Feminist magazines, which materialized specifically in the 1970s, are associated with a period in history when women and other marginalized groups sought to change how society thought about and constructed personal relationships. Addressing issues concerned with women's personal and social lives, feminist magazines did not undermine popular magazines as much as they provided an additional and alternative space in which issues such as divorce, marital violence, employment, and child rearing could be discussed alongside other concerns. Feminist magazines represent an important intervention in the sphere of media production, allowing many women for the first time to discuss mutual concerns outside the control of popular-media determination.

From the mid-1960s, women's liberation, and then the lesbian and gay liberation movements, heralded the beginnings of a sea change in the understanding of the spheres of the personal and the political in both America and Britain. This turnaround was particularly apparent in the magazine industry that, until 1972, was dominated by popular commercial output. Before the emergence of magazines that directly addressed issues pertaining to feminist and women's liberation, popular magazines for women were produced and consumed in a society still pledged, albeit problematically and precariously, to patriarchy, middle-class norms, and fairly rigid racial and gender-sex divisions.

Much of the cultural incongruity of the late 1960s was brought about by groups involved in civil rights, sexual politics, and gay liberation. These activist spheres challenged traditional values, particularly notions of femininity, masculinity, and hegemonic heterosexuality. The issues being raised by the ongoing sexual-gender politics and activist campaigns, which had previously not been addressed in popular media, became a major feature of the new media output and, more specifically, feminist magazines.

The strained and conflicting dialogues of the 1960s and 1970s between traditional values and identity politics problematized theories of gender, identity, and sexuality. Until the early 1960s, images and representations in popular magazines aimed at women positioned women in relation to the home and domesticity, the family, heterosexual romance, marriage, and beauty. The content of magazines such as Family Circle and Woman's Own reinforced an ideology that promoted consumerism, sexual morality, and traditional gender separations. In magazines published before the early 1960s, conjugal role relations were depicted in ways that secured male rather than female hegemony. Women were expected to stay in the kitchen or do house cleaning, and men were encouraged to find secure careers and much greater degrees of independence. The dominant view depicted men in the public sphere, and the private sphere remained the domain of women.

However, during the 1960s, activist organizations such as the women's liberation movement appealed to women by looking beyond literary, artistic, and academic circles.

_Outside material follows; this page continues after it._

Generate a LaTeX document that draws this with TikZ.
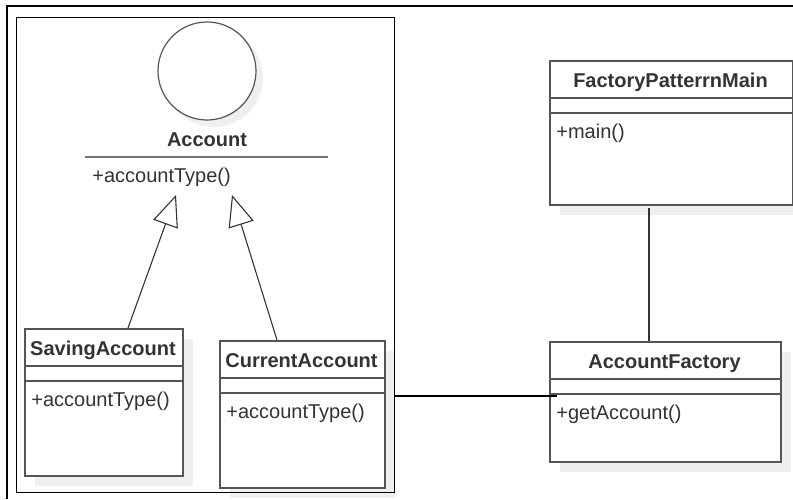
\documentclass[tikz,border=0pt]{standalone}
\usepackage{fontspec}
\setmainfont{Liberation Sans}
\usetikzlibrary{arrows.meta,calc}

\definecolor{umltext}{HTML}{333333}
\definecolor{umlrand}{HTML}{555555}
\definecolor{schatten}{HTML}{EFEFEF}

\tikzset{
	klasse/.style={draw=umlrand, line width=0.8pt, fill=white, anchor=north west, inner sep=0pt},
	trenner/.style={draw=umlrand, line width=0.8pt},
	titel/.style={anchor=base, inner sep=0pt, text=umltext, font=\bfseries},
	methode/.style={anchor=base west, inner sep=0pt, text=umltext},
	erbt/.style={draw=umltext, line width=0.55pt, -{Triangle[open, length=15.5pt, width=13pt]}},
	verbindung/.style={draw=umltext, line width=0.6pt}
}

\begin{document}
\begin{tikzpicture}[x=0.5pt,y=-0.5pt]
	\useasboundingbox (0,0) rectangle (793,499);
	
	% Aeusserer Rahmen
	\draw[line width=1.1pt] (7,499) -- (7,6) -- (793,6);
	
	% Schnittstelle Account (Kreis)
	\fill[schatten] (214,78) circle[radius=24.5pt];
	\node[circle, draw=umlrand, line width=0.6pt, fill=white, inner sep=0pt,
	      minimum size=49pt] (acc) at (207,71) {};
	\node[titel] (acc-t) at (207,146) {Account};
	\draw[draw=umlrand!80, line width=1pt] (85,157) -- (328,157);
	\node[methode] (acc-m) at (92,182) {+accountType()};
	\coordinate (acc-l) at (176,195);
	\coordinate (acc-r) at (232,195);
	
	% Klassen: Name/x/y/Breite/Hoehe/Titel/Methode
	\foreach \n/\x/\y/\w/\h/\t/\m in {
		sav/24/328/158/147/SavingAccount/+accountType(),
		cur/219/340/165/147/CurrentAccount/+accountType(),
		fpm/549/60/243/144/FactoryPatterrnMain/+main(),
		fac/549/341/231/120/AccountFactory/+getAccount()} {
		\fill[schatten] (\x+11,\y+11) rectangle ++(\w,\h);
		\node[klasse, minimum width=\w*0.5pt, minimum height=\h*0.5pt] (\n) at (\x,\y) {};
		\draw[trenner] (\x,\y+38) -- ++(\w,0);
		\draw[trenner] (\x,\y+53) -- ++(\w,0);
		\node[titel] (\n-t) at (\x+\w/2,\y+27) {\t};
		\node[methode] (\n-m) at (\x+7,\y+78) {\m};
	}
	
	% Paketrahmen um die Account-Klassen (ueber den Schatten)
	\node[draw, line width=0.65pt, anchor=north west, inner sep=0pt,
	      minimum width=189pt, minimum height=237.5pt] (paket) at (16,17) {};
	
	% Vererbung
	\draw[erbt] ($(sav.north west)+(104,0)$) -- (acc-l);
	\draw[erbt] ($(cur.north west)+(58,0)$) -- (acc-r);
	
	% Assoziationen
	\coordinate (fpm-aus) at (649,208);
	\draw[verbindung] (fpm-aus) -- (fpm-aus |- fac.north);
	\coordinate (fac-ein) at (557,396);
	\draw[line width=1.1pt] (paket.east |- fac-ein) -- (fac-ein);
\end{tikzpicture}
\end{document}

This allowed feminists and campaigners to mobilize a much broader activist response to the oppressions that women continued to endure in both public and private spaces. One of the most accessible ways of addressing women's concerns about issues such as divorce, domestic violence, employment discrimination, and rape was via magazines.

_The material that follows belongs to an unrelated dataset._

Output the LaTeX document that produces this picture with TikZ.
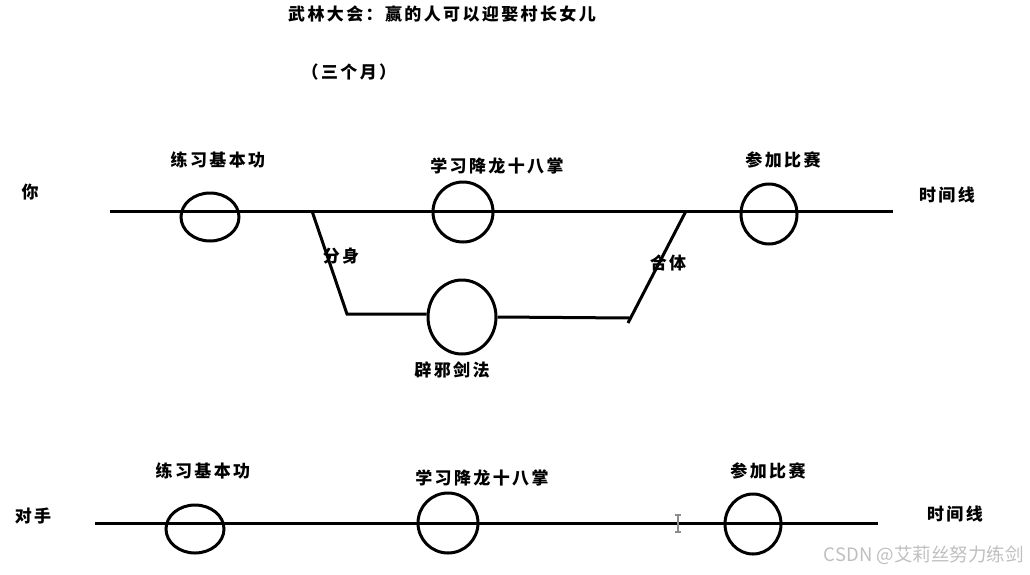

Spare Rib, first published in Britain in 1972 on the basis of meetings that involved feminists Rosie Boycott and Marsha Rowe, along with Ms., also first published in 1972 and founded in America by Gloria Steinern, were publications that served a feminist agenda. Using a language and formats that attempted to de-objectify women, these magazines nonetheless addressed a broad range of everyday social anxieties. The publications deployed similar formats and editorial features but differed from mainstream commercial output of the time. Cosmopolitan and Nova did not seriously challenge the gendered nature of social structures, and representations of women in popular media ignored feminist critiques. Long-standing magazines such as Good Housekeeping and Family Circle, although highlighting the importance of mutuality and the sharing of roles, continued to reinforce the gendered nature of women's domestic responsibility within the family. Feminist magazines importantly questioned such output and in doing so, critically questioned received notions of beauty, romance, and domestic life.